Aim of the task - Write out the data below in full, unchanged, minus the images.

╭─ Collected material

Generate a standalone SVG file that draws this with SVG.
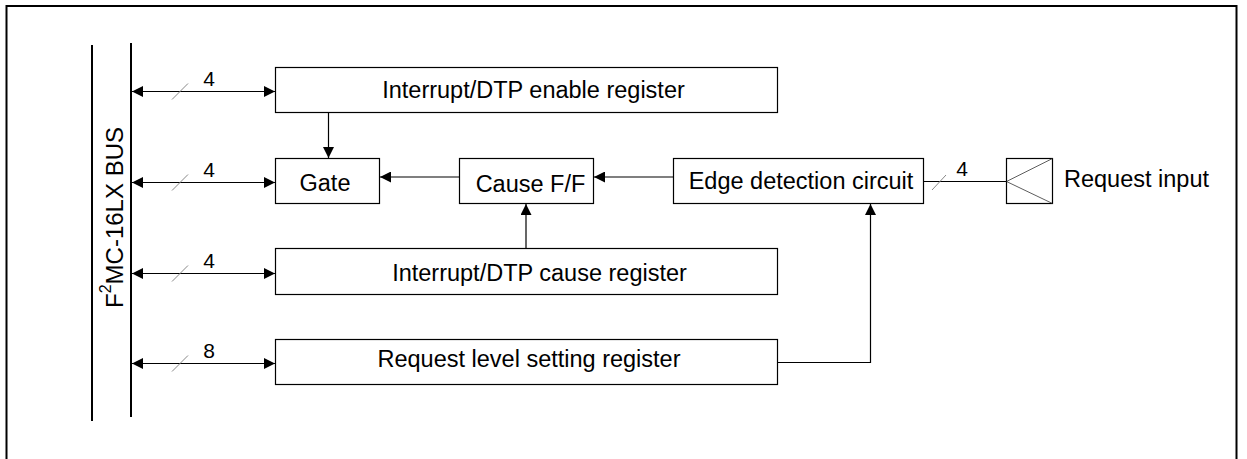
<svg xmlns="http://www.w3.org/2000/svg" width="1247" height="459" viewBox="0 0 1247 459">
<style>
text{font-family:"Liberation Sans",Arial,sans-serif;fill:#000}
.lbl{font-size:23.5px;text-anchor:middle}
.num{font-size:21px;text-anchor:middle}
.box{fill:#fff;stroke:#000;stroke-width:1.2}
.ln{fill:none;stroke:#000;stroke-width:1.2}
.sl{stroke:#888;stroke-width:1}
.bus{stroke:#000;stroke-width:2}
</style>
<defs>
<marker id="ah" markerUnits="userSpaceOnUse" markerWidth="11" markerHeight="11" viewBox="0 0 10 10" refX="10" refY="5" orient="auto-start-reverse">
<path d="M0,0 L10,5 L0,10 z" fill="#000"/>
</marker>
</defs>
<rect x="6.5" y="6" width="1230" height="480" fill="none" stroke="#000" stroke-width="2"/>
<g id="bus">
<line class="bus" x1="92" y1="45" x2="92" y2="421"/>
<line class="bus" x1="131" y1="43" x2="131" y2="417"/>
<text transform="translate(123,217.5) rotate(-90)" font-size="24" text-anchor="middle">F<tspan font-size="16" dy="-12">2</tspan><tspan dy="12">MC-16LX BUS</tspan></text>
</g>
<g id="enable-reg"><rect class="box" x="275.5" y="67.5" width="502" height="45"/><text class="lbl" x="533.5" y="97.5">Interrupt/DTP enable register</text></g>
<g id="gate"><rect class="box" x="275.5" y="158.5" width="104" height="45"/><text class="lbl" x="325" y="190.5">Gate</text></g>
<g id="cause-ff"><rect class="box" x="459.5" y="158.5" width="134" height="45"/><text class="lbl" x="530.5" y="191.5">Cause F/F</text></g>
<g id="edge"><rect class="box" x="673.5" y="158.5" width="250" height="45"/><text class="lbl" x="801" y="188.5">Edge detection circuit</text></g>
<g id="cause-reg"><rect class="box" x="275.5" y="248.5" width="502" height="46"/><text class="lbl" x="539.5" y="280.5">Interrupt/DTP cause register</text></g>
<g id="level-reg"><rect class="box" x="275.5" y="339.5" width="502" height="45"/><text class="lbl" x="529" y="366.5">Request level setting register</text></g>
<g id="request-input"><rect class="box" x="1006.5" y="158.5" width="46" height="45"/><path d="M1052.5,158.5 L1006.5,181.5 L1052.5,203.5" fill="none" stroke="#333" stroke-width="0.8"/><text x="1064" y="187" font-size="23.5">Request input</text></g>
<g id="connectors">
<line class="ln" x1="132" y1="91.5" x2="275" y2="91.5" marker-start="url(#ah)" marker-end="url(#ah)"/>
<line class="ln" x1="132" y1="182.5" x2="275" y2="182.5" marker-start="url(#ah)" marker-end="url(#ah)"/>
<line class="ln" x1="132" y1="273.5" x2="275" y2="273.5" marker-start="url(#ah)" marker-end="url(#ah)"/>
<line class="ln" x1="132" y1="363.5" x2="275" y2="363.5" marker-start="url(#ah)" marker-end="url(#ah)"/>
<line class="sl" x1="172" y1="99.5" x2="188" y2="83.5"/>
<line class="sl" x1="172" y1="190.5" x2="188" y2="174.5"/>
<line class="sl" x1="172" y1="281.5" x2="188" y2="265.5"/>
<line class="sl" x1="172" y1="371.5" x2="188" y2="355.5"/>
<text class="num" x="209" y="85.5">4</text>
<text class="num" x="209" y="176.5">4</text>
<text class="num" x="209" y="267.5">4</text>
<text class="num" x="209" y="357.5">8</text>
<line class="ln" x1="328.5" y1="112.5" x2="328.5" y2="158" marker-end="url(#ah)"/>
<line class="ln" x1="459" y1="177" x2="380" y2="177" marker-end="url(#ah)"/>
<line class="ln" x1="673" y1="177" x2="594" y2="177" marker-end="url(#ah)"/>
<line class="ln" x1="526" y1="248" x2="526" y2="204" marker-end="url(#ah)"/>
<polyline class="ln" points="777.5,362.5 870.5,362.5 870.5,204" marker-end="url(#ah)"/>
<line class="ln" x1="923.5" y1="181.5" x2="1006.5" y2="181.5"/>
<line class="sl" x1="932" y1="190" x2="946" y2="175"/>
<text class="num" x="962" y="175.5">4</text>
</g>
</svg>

╰─

Answer for this exercise -
Generate a standalone SVG file that draws this with SVG.
<svg xmlns="http://www.w3.org/2000/svg" width="1247" height="459" viewBox="0 0 1247 459">
<style>
text{font-family:"Liberation Sans",Arial,sans-serif;fill:#000}
.lbl{font-size:23.5px;text-anchor:middle}
.num{font-size:21px;text-anchor:middle}
.box{fill:#fff;stroke:#000;stroke-width:1.2}
.ln{fill:none;stroke:#000;stroke-width:1.2}
.sl{stroke:#888;stroke-width:1}
.bus{stroke:#000;stroke-width:2}
</style>
<defs>
<marker id="ah" markerUnits="userSpaceOnUse" markerWidth="11" markerHeight="11" viewBox="0 0 10 10" refX="10" refY="5" orient="auto-start-reverse">
<path d="M0,0 L10,5 L0,10 z" fill="#000"/>
</marker>
</defs>
<rect x="6.5" y="6" width="1230" height="480" fill="none" stroke="#000" stroke-width="2"/>
<g id="bus">
<line class="bus" x1="92" y1="45" x2="92" y2="421"/>
<line class="bus" x1="131" y1="43" x2="131" y2="417"/>
<text transform="translate(123,217.5) rotate(-90)" font-size="24" text-anchor="middle">F<tspan font-size="16" dy="-12">2</tspan><tspan dy="12">MC-16LX BUS</tspan></text>
</g>
<g id="enable-reg"><rect class="box" x="275.5" y="67.5" width="502" height="45"/><text class="lbl" x="533.5" y="97.5">Interrupt/DTP enable register</text></g>
<g id="gate"><rect class="box" x="275.5" y="158.5" width="104" height="45"/><text class="lbl" x="325" y="190.5">Gate</text></g>
<g id="cause-ff"><rect class="box" x="459.5" y="158.5" width="134" height="45"/><text class="lbl" x="530.5" y="191.5">Cause F/F</text></g>
<g id="edge"><rect class="box" x="673.5" y="158.5" width="250" height="45"/><text class="lbl" x="801" y="188.5">Edge detection circuit</text></g>
<g id="cause-reg"><rect class="box" x="275.5" y="248.5" width="502" height="46"/><text class="lbl" x="539.5" y="280.5">Interrupt/DTP cause register</text></g>
<g id="level-reg"><rect class="box" x="275.5" y="339.5" width="502" height="45"/><text class="lbl" x="529" y="366.5">Request level setting register</text></g>
<g id="request-input"><rect class="box" x="1006.5" y="158.5" width="46" height="45"/><path d="M1052.5,158.5 L1006.5,181.5 L1052.5,203.5" fill="none" stroke="#333" stroke-width="0.8"/><text x="1064" y="187" font-size="23.5">Request input</text></g>
<g id="connectors">
<line class="ln" x1="132" y1="91.5" x2="275" y2="91.5" marker-start="url(#ah)" marker-end="url(#ah)"/>
<line class="ln" x1="132" y1="182.5" x2="275" y2="182.5" marker-start="url(#ah)" marker-end="url(#ah)"/>
<line class="ln" x1="132" y1="273.5" x2="275" y2="273.5" marker-start="url(#ah)" marker-end="url(#ah)"/>
<line class="ln" x1="132" y1="363.5" x2="275" y2="363.5" marker-start="url(#ah)" marker-end="url(#ah)"/>
<line class="sl" x1="172" y1="99.5" x2="188" y2="83.5"/>
<line class="sl" x1="172" y1="190.5" x2="188" y2="174.5"/>
<line class="sl" x1="172" y1="281.5" x2="188" y2="265.5"/>
<line class="sl" x1="172" y1="371.5" x2="188" y2="355.5"/>
<text class="num" x="209" y="85.5">4</text>
<text class="num" x="209" y="176.5">4</text>
<text class="num" x="209" y="267.5">4</text>
<text class="num" x="209" y="357.5">8</text>
<line class="ln" x1="328.5" y1="112.5" x2="328.5" y2="158" marker-end="url(#ah)"/>
<line class="ln" x1="459" y1="177" x2="380" y2="177" marker-end="url(#ah)"/>
<line class="ln" x1="673" y1="177" x2="594" y2="177" marker-end="url(#ah)"/>
<line class="ln" x1="526" y1="248" x2="526" y2="204" marker-end="url(#ah)"/>
<polyline class="ln" points="777.5,362.5 870.5,362.5 870.5,204" marker-end="url(#ah)"/>
<line class="ln" x1="923.5" y1="181.5" x2="1006.5" y2="181.5"/>
<line class="sl" x1="932" y1="190" x2="946" y2="175"/>
<text class="num" x="962" y="175.5">4</text>
</g>
</svg>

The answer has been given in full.